Thursday, August 10, 2017

Ulysses Has Lost its Way

As you can read on Daring Fireball (https://daringfireball.net/):

Max Seelemann, development lead for [Ulysses]:

Before getting into details, though, you should know that this switch was neither a quick decision, nor did we take it easily. We have been talking about it for over 2 years now. We’ve had uncountable discussions, and the topic came up at least once every month — yet we always postponed a decision. The sheer complexity and far reach of this change were too intimidating. I am not exaggerating in saying that this was the hardest decision in our whole time as professional software developers. After all, we have a system which currently works — after 14 years we are still around, Ulysses is still “a thing”, it’s even going better than ever before, and there are no immediate signs which hint at a change coming soon.

So why bother at all then? Well, we need a good way forward before we run into trouble. We want to make sure the app will be around for years and years to come. We want to heavily invest in its development, and this requires the right setting for our team, our families and our users. Writers want to rely on a professional tool that is constantly evolving, and we want to keep delivering just that.

This is a really thoughtful article, and I fully support their decision. I think subscription pricing is an excellent option for truly professional apps like Ulysses, particularly ones that are cross platform (Mac and iOS).
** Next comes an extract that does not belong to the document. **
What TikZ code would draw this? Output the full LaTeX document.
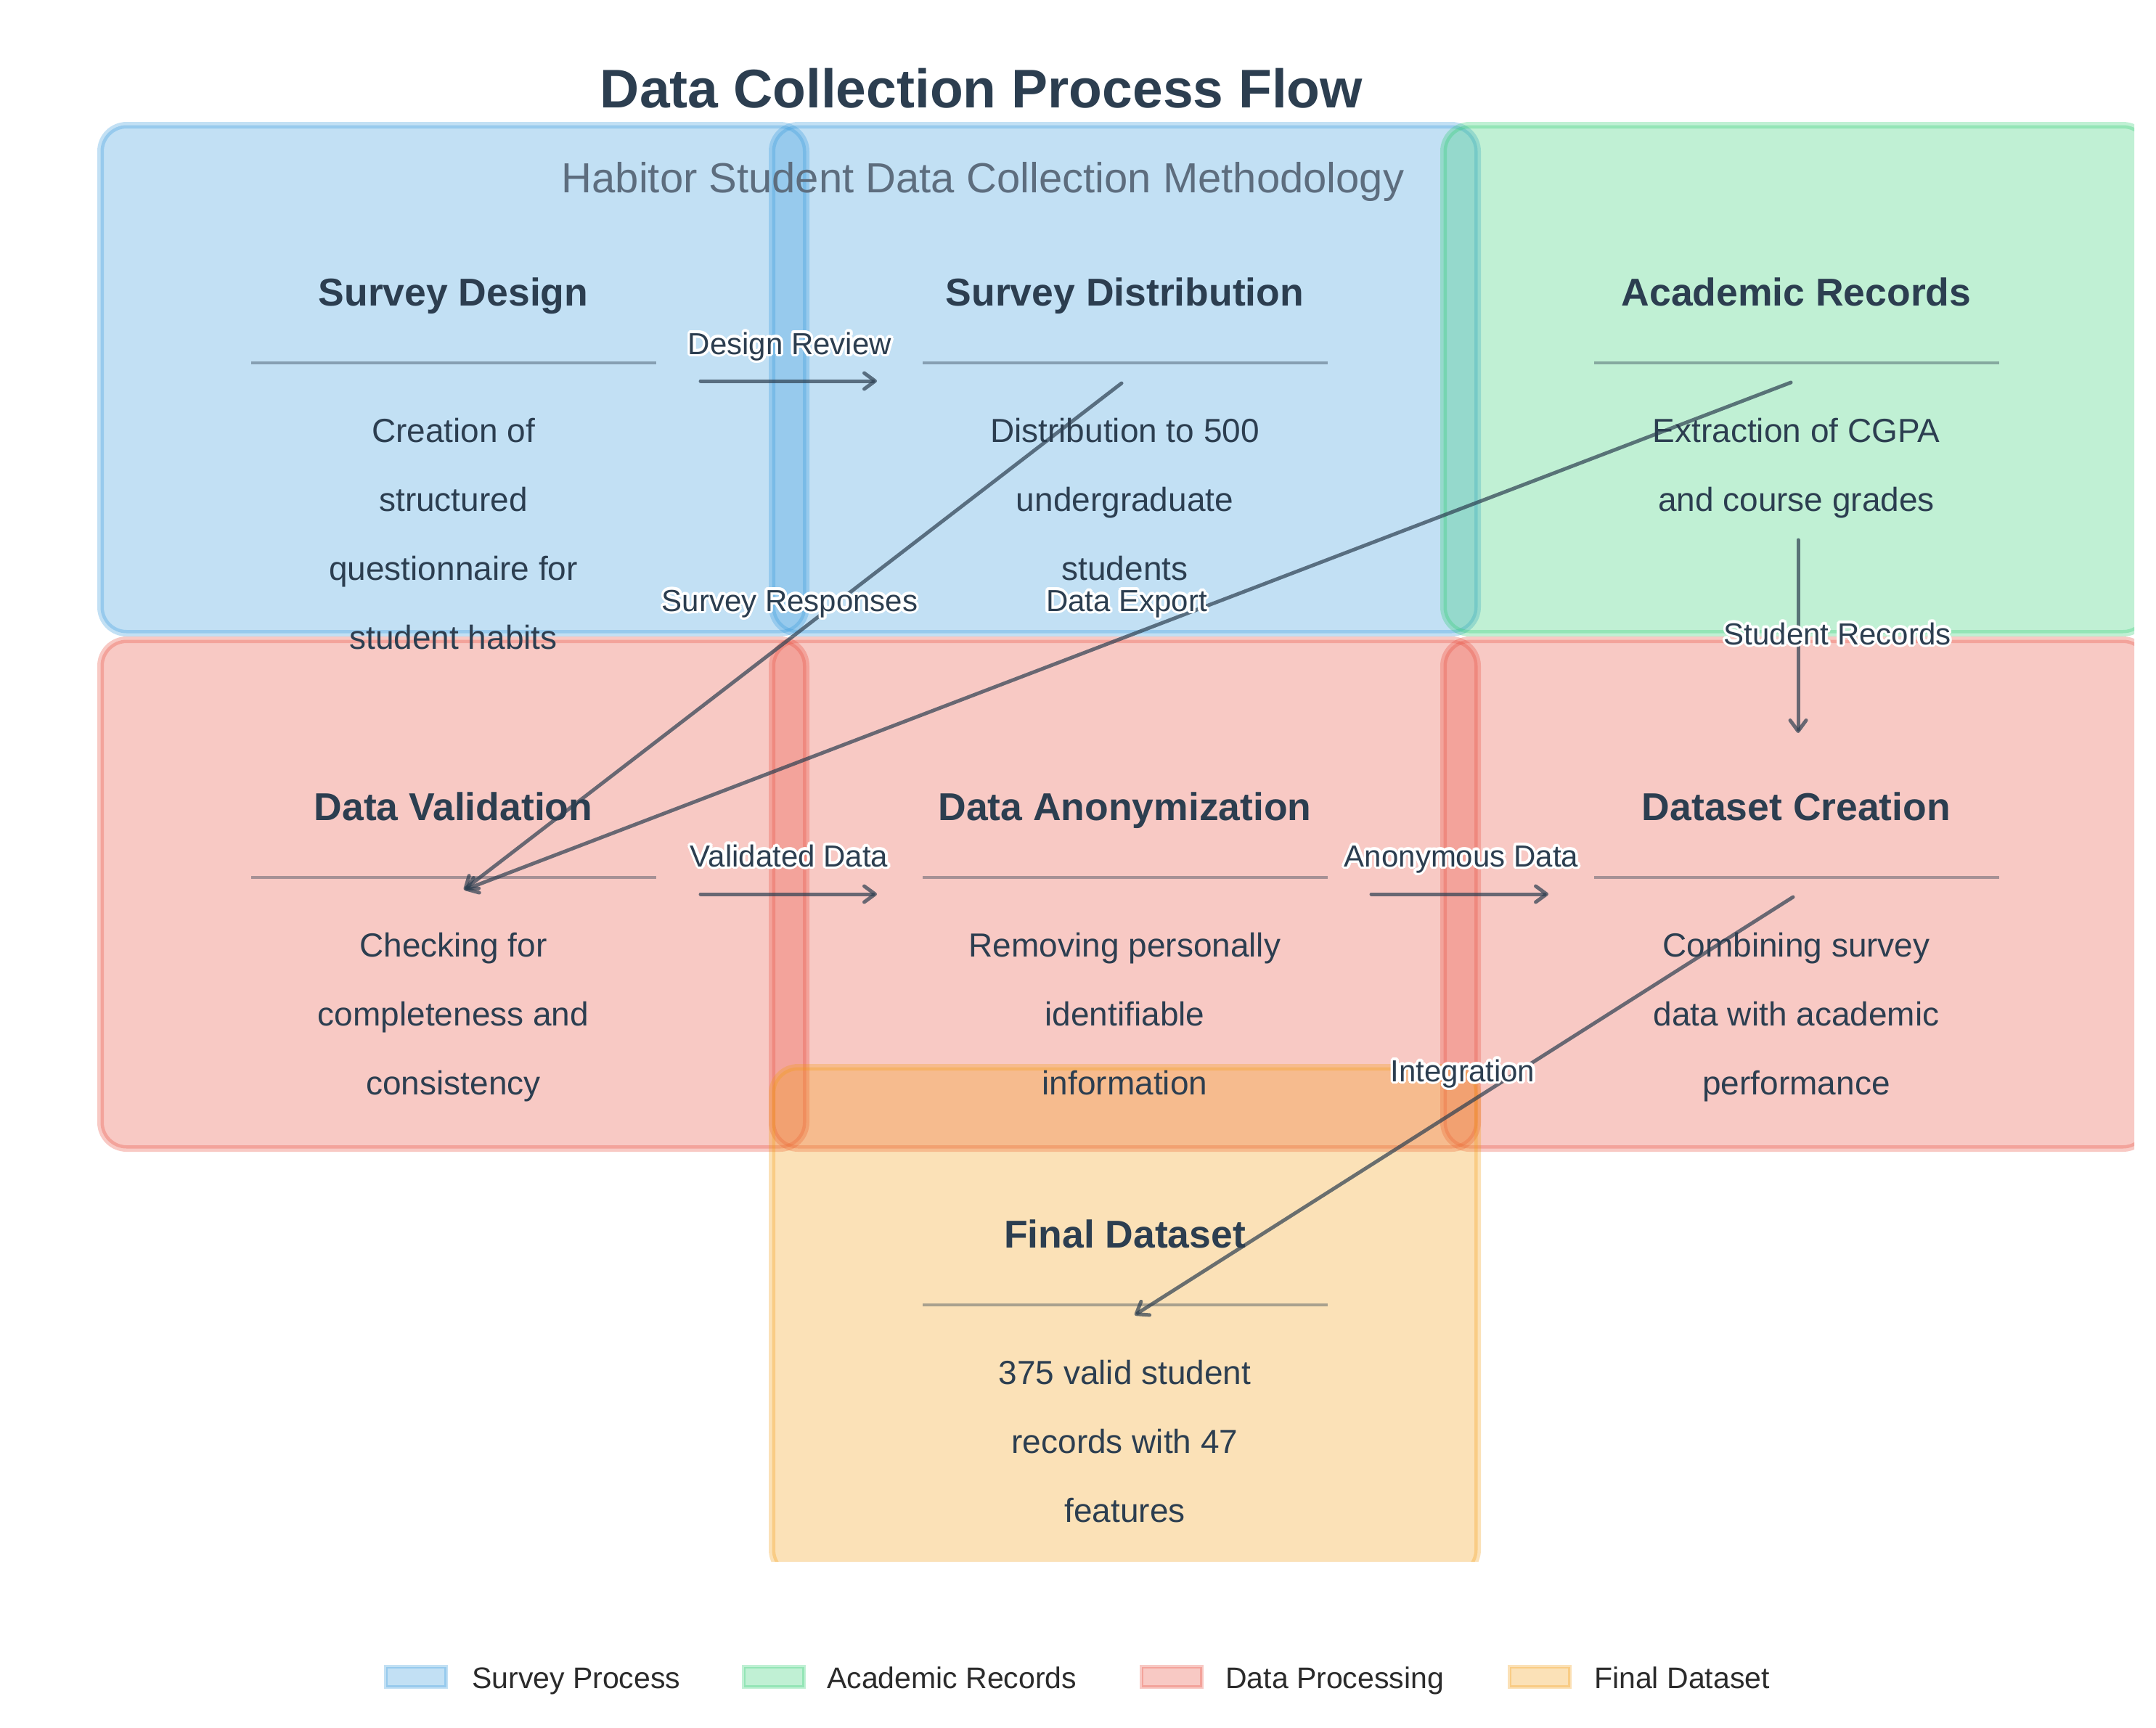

There are, of course, several other places, including the Ulysses Blog, to find out about this "improvement." I chose the one from Daring Fireball because Gruber thoughtlessly, albeit "fully," supports their decision without telling us why "subscription pricing is an excellent option for truly professional apps like Ulysses, particularly ones that are cross platform (Mac and iOS)." I don't think any: "truly professional app" (whatever that may be) should be based on the subscription model. I'll supply a reason when I hear one from Gruber.

As to the claim that subscription guarantees that the subscription model "will be around for years and years," I have my doubts. Good luck, but I will not subscribe (just as I did not subscribe to TextExpander)!

1 comment:

Till Pouchar said...

Subscription once used to be a model to finance books, harvests (French wine) etc. Now subscription simply is a model for continuos income, without any commitment, goals etc. As you say, there are no guarantees. If you decline their offer, you will have to stick to the last available software version.

Adobe Creative Suite 6 still runs today, but the new developments are found only within their CCloud version, which means subscription.

For »Geistesarbeiter« it’s time to switch to the new way of earnings.